By Yin Wilczek
July 28 — A watchdog group has called on the Securities and Exchange Commission to reject a rulemaking petition asking that thresholds be raised for when shareholder proposals that are rejected by shareholders may be resubmitted for inclusion in corporate proxy materials.
The petition was issued in April by nine business groups, including the U.S. Chamber of Commerce, the Financial Services Roundtable and the American Petroleum Institute.
In a July 23 letter to SEC Chairman Mary Jo White, Citizens for Responsibility and Ethics in Washington (CREW) argued that the higher thresholds recommended by the petition would block shareholders from voting on resolutions involving corporate political expenditures.

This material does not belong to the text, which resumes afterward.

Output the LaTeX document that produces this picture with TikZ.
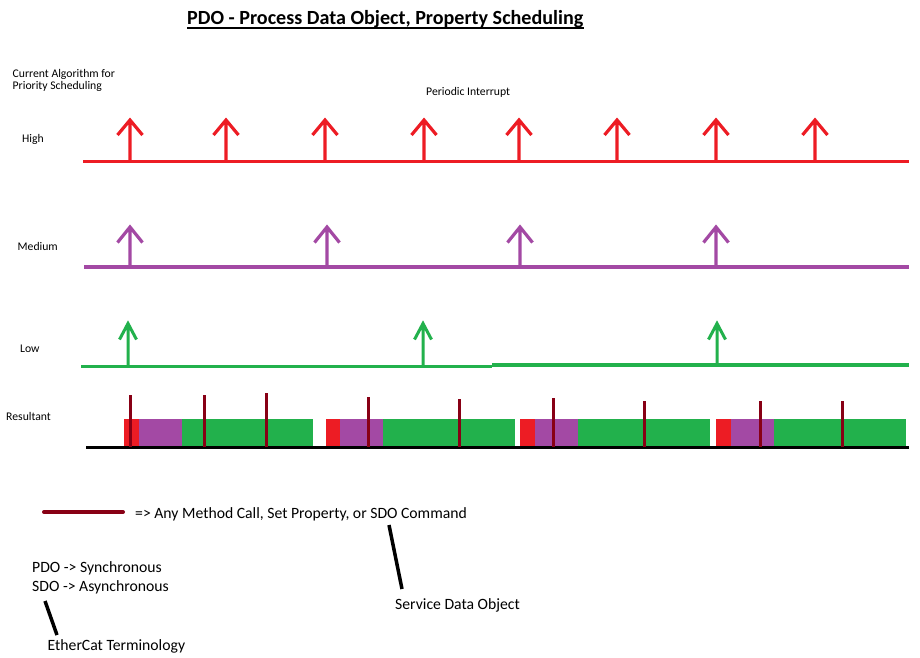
\documentclass[tikz,border=0pt]{standalone}
\usepackage{fontspec}
\setmainfont{Carlito}
\definecolor{hired}{HTML}{ED1C24}
\definecolor{medpurple}{HTML}{A349A4}
\definecolor{lowgreen}{HTML}{22B14C}
\definecolor{callred}{HTML}{880015}
\begin{document}
\begin{tikzpicture}[x=1pt,y=-1pt,
  txt/.style={inner sep=0pt, anchor=base west, font=\fontsize{11.7}{13}\selectfont},
  bigtxt/.style={inner sep=0pt, anchor=base west, font=\fontsize{15.7}{18}\selectfont},
  level/.style={line width=3.8pt},
  shaft/.style={line width=3.2pt, line join=miter},
  callmark/.style={callred, line width=3pt},
  pointer/.style={black, line width=3.5pt}
]
\useasboundingbox[fill=white] (0,0) rectangle (920,657);

% title
\node[inner sep=0pt, anchor=base west, font=\fontsize{20.1}{22}\selectfont\bfseries] (title) at (187,24) {PDO - Process Data Object, Property Scheduling};
\draw[line width=1.4pt] ([yshift=-3.8pt]title.base west) -- ([yshift=-3.8pt]title.base east);

% side labels
\node[txt] (algo1) at (12.5,77) {Current Algorithm for};
\node[txt] (algo2) at (12.5,89.5) {Priority Scheduling};
\node[txt] (periodic) at (426,95) {Periodic Interrupt};
\node[txt] (high) at (22,142.5) {High};
\node[txt] (medium) at (17.5,250.5) {Medium};
\node[txt] (low) at (20,352.5) {Low};
\node[txt] (result) at (6,420) {Resultant};

% high priority: timeline with interrupts
\draw[hired, level] (83,161.5) -- (909,161.5);
\foreach \x in {130,226,325,424,519,617,716,815}
  \draw[hired, shaft] (\x,161) -- (\x,120) (\x-12.5,135) -- (\x,120) -- (\x+12.5,135);

% medium priority
\draw[medpurple, level] (84,267) -- (909,267);
\foreach \x in {130,327,520,716}
  \draw[medpurple, shaft] (\x,267) -- (\x,227) (\x-12.5,242.5) -- (\x,227) -- (\x+12.5,242.5);

% low priority
\draw[lowgreen, level] (81,366.5) -- (492,366.5);
\draw[lowgreen, level] (492,365.3) -- (909,365.3);
\foreach \x in {128,423,717}
  \draw[lowgreen, line width=3pt] (\x,366) -- (\x,323.5) (\x-8.5,339.5) -- (\x,323.5) -- (\x+8.5,339.5);

% resultant schedule
\foreach \a/\b/\c/\d in {124/139/182/313, 326/340/383/515, 520/535/578/710, 716/731/774/906} {
  \fill[hired] (\a,419) rectangle (\b,446.5);
  \fill[medpurple] (\b,419) rectangle (\c,446.5);
  \fill[lowgreen] (\c,419) rectangle (\d,446.5);
}
\draw[black, line width=3.5pt] (86,447.5) -- (909,447.5);
\foreach \x/\t in {130/395, 204/395, 266/393, 368/397, 459/399, 553/398, 644/401, 760/401, 842/401}
  \draw[callmark] (\x,\t) -- (\x,447);

% legend
\coordinate (legA) at (44,512);
\coordinate (legB) at (123,512);
\draw[callred, line width=4pt, line cap=round] (legA) -- (legB);
\node[bigtxt] (legend) at (135,518.5) {=> Any Method Call, Set Property, or SDO Command};

\node[bigtxt] (pdo) at (32,572) {PDO -> Synchronous};
\node[bigtxt] (sdo) at (32,591) {SDO -> Asynchronous};
\node[bigtxt] (service) at (395,609) {Service Data Object};
\node[bigtxt] (ethercat) at (47.5,650) {EtherCat Terminology};

\coordinate (p1a) at (389,525);
\coordinate (p1b) at (402,589);
\draw[pointer] (p1a) -- (p1b);
\coordinate (p2a) at (45,601);
\coordinate (p2b) at (57,635);
\draw[pointer] (p2a) -- (p2b);
\end{tikzpicture}
\end{document}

“These proposals may receive low levels of support the first time they are voted on, but garner more support as shareholders increasingly demand greater disclosure,” CREW's letter said. “Further, the Chamber's proposed rule would create an incentive for corporate officers and executives to use deceptive tactics to depress support for shareholder proposals they oppose, allowing them to stave off future votes on the proposals for years.”

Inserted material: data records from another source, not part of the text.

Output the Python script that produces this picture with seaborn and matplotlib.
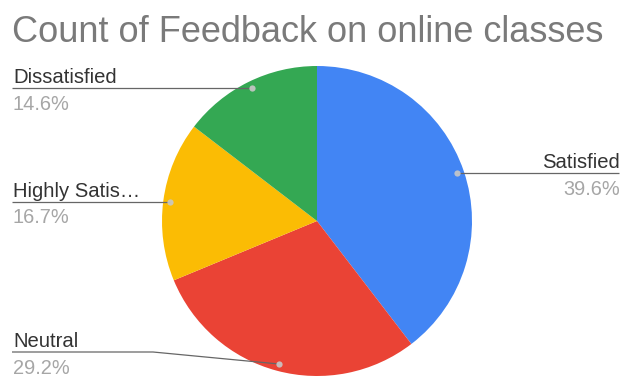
import numpy as np
import matplotlib
matplotlib.use("Agg")
import matplotlib.pyplot as plt
import seaborn as sns

# ---- data ----
categories = ["Satisfied", "Neutral", "Highly Satisfied", "Dissatisfied"]
counts = [19, 14, 8, 7]
colors = ["#4285F4", "#EA4335", "#FBBC04", "#34A853"]
title = "Count of Feedback on online classes"

sns.set_theme(style="white")
plt.rcParams["font.family"] = ["Liberation Sans", "DejaVu Sans"]

W, H = 622, 376
fig = plt.figure(figsize=(W / 100, H / 100), dpi=100)
ax = fig.add_axes([0, 0, 1, 1])

def py(y):
    return H - y

cx, cy, r = 317, py(221), 155
wedges, _ = ax.pie(counts, colors=colors, startangle=90, counterclock=False,
                   center=(cx, cy), radius=r,
                   wedgeprops=dict(linewidth=0))
ax.set_xlim(0, W)
ax.set_ylim(0, H)
ax.set_aspect("auto")
ax.axis("off")

total = sum(counts)
pcts = [c / total * 100 for c in counts]

def short(s):
    return s if len(s) <= 13 else s[:12] + "\u2026"

line_col = "#666666"
for i, w in enumerate(wedges):
    mid = np.deg2rad((w.theta1 + w.theta2) / 2)
    dx = cx + 0.955 * r * np.cos(mid)
    dy = cy + 0.955 * r * np.sin(mid)
    right = np.cos(mid) > 0
    if categories[i] == "Neutral":
        ly = py(352)
        xs = [dx, 153, 12]
        ys = [dy, ly, ly]
    elif right:
        ly = dy
        xs = [dx, 619]
        ys = [ly, ly]
    else:
        ly = dy
        xs = [dx, 12]
        ys = [ly, ly]
    ax.plot(xs, ys, color=line_col, lw=0.9, solid_capstyle="butt", zorder=3)
    ax.plot([dx], [dy], "o", ms=4.5, color="#c8c8c8", mec="none", alpha=0.9, zorder=4)
    tx = 620 if right else 13
    ha = "right" if right else "left"
    ax.text(tx, ly + 5, short(categories[i]), ha=ha, va="baseline",
            fontsize=14.6, color="#333333")
    ax.text(tx, ly - 6.5, f"{pcts[i]:.1f}%", ha=ha, va="top",
            fontsize=14.4, color="#a6a6a6")

fig.text(12 / W, 1 - 42 / H, title, ha="left", va="baseline",
         fontsize=26, color="#7a7a7a")

fig.savefig("out.png", dpi=100, facecolor="white")
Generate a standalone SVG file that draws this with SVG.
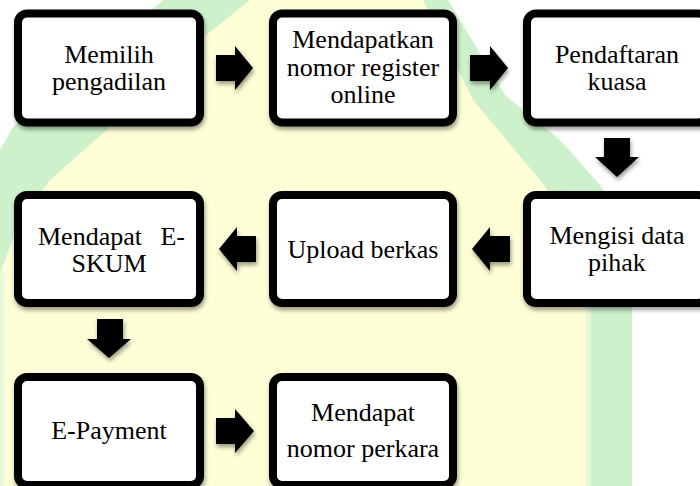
<svg xmlns="http://www.w3.org/2000/svg" width="700" height="486" viewBox="0 0 700 486">
  <defs>
    <filter id="sh" x="-10%" y="-10%" width="125%" height="130%">
      <feDropShadow dx="1" dy="3" stdDeviation="2.2" flood-color="#000" flood-opacity="0.4"/>
    </filter>
    <style>
      .box { fill: #ffffff; stroke: #000000; stroke-width: 8; filter: url(#sh); }
      .arr { fill: #000000; filter: url(#sh); }
      text { font-family: Liberation Serif, DejaVu Serif, serif; font-size: 26px; fill: #000; text-anchor: middle; }
    </style>
  </defs>

  <!-- watermark background -->
  <g id="background">
    <rect x="0" y="0" width="700" height="486" fill="#ffffff"/>
    <polygon fill="#cdf1cb" points="163,0 448,0 505,95 560,140 600,185 625,225 632,265 632,486 0,486 0,150 13,127"/>
    <polygon fill="#fdfdd6" points="250,0 423,0 473,100 540,180 580,235 591,280 591,486 0,486 0,273 20,220 50,180 110,127 150,85 200,40"/>
    <rect x="586" y="280" width="5" height="206" fill="#e4f7da"/>
    <rect x="0" y="273" width="4" height="213" fill="#e8f8da"/>
  </g>

  <g id="connectors">
    <path class="arr" d="M216,55 H235 V46 L253,68 L235,90 V81 H216 Z"/>
    <path class="arr" d="M470,55 H490 V46 L508,68 L490,90 V81 H470 Z"/>
    <path class="arr" d="M604,138 H630 V157 H639 L617,177 L595,157 H604 Z"/>
    <path class="arr" d="M510,236 H490 V227 L472,249 L490,271 V262 H510 Z"/>
    <path class="arr" d="M256,236 H237 V227 L219,249 L237,271 V262 H256 Z"/>
    <path class="arr" d="M97,319 H123 V339 H131 L109,358 L87,339 H97 Z"/>
    <path class="arr" d="M216,418 H235 V409 L254,431 L235,453 V444 H216 Z"/>
  </g>

  <g id="n1">
    <rect class="box" x="18" y="13.5" width="182" height="109" rx="9"/>
    <text x="109" y="63" font-family="Liberation Serif">Memilih</text>
    <text x="109" y="90" font-family="Liberation Serif">pengadilan</text>
  </g>
  <g id="n2">
    <rect class="box" x="273" y="13.5" width="180" height="109" rx="9"/>
    <text x="363" y="48" font-family="Liberation Serif">Mendapatkan</text>
    <text x="363" y="76" font-family="Liberation Serif">nomor register</text>
    <text x="363" y="103" font-family="Liberation Serif">online</text>
  </g>
  <g id="n3">
    <rect class="box" x="527" y="13.5" width="180" height="109" rx="9"/>
    <text x="617" y="63" font-family="Liberation Serif">Pendaftaran</text>
    <text x="617" y="90" font-family="Liberation Serif">kuasa</text>
  </g>
  <g id="n4">
    <rect class="box" x="527" y="195" width="180" height="108" rx="9"/>
    <text x="617" y="244" font-family="Liberation Serif">Mengisi data</text>
    <text x="617" y="271" font-family="Liberation Serif">pihak</text>
  </g>
  <g id="n5">
    <rect class="box" x="273" y="195" width="180" height="108" rx="9"/>
    <text x="363" y="258" font-family="Liberation Serif">Upload berkas</text>
  </g>
  <g id="n6">
    <rect class="box" x="18" y="195" width="182" height="108" rx="9"/>
    <text x="38" y="245" font-family="Liberation Serif" style="text-anchor:start">Mendapat</text>
    <text x="185" y="245" font-family="Liberation Serif" style="text-anchor:end">E-</text>
    <text x="109" y="272" font-family="Liberation Serif">SKUM</text>
  </g>
  <g id="n7">
    <rect class="box" x="18" y="377" width="182" height="108" rx="9"/>
    <text x="109" y="439" font-family="Liberation Serif">E-Payment</text>
  </g>
  <g id="n8">
    <rect class="box" x="273" y="377" width="180" height="108" rx="9"/>
    <text x="363" y="421" font-family="Liberation Serif">Mendapat</text>
    <text x="363" y="457" font-family="Liberation Serif">nomor perkara</text>
  </g>
</svg>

The SEC's shareholder proposal process has come under increased scrutiny, including by the agency's former and current members. Commissioner Daniel Gallagher, a frequent critic, has called on the commission to extensively revise its shareholder proposal rule—1934 Securities Exchange Act Rule 14a-8—to ensure the process is not “hijacked” by activists and corporate gadflies.
Commissioner Kara Stein also has faulted the process, suggesting that the guidelines for staff no-action review “are not as clear as they should be”.
In their rulemaking petition, the business groups argued that the current thresholds in the SEC's resubmission rule—Rule 14a-8(i)(12)—increase the likelihood of shareholders having to plow through “a profusion of repetitive” resolutions that have little or no relevance for them.
The rulemaking petition is “not going to go anywhere with the commission,” said Brandon Rees, deputy director of the AFL-CIO's Office of Investment. “The commission is not interested in limiting the right of stockholders to bring shareholder resolutions through a process that is largely working.”
In May, more than 65 institutional investors who are active proponents said they would strongly oppose any changes to the process.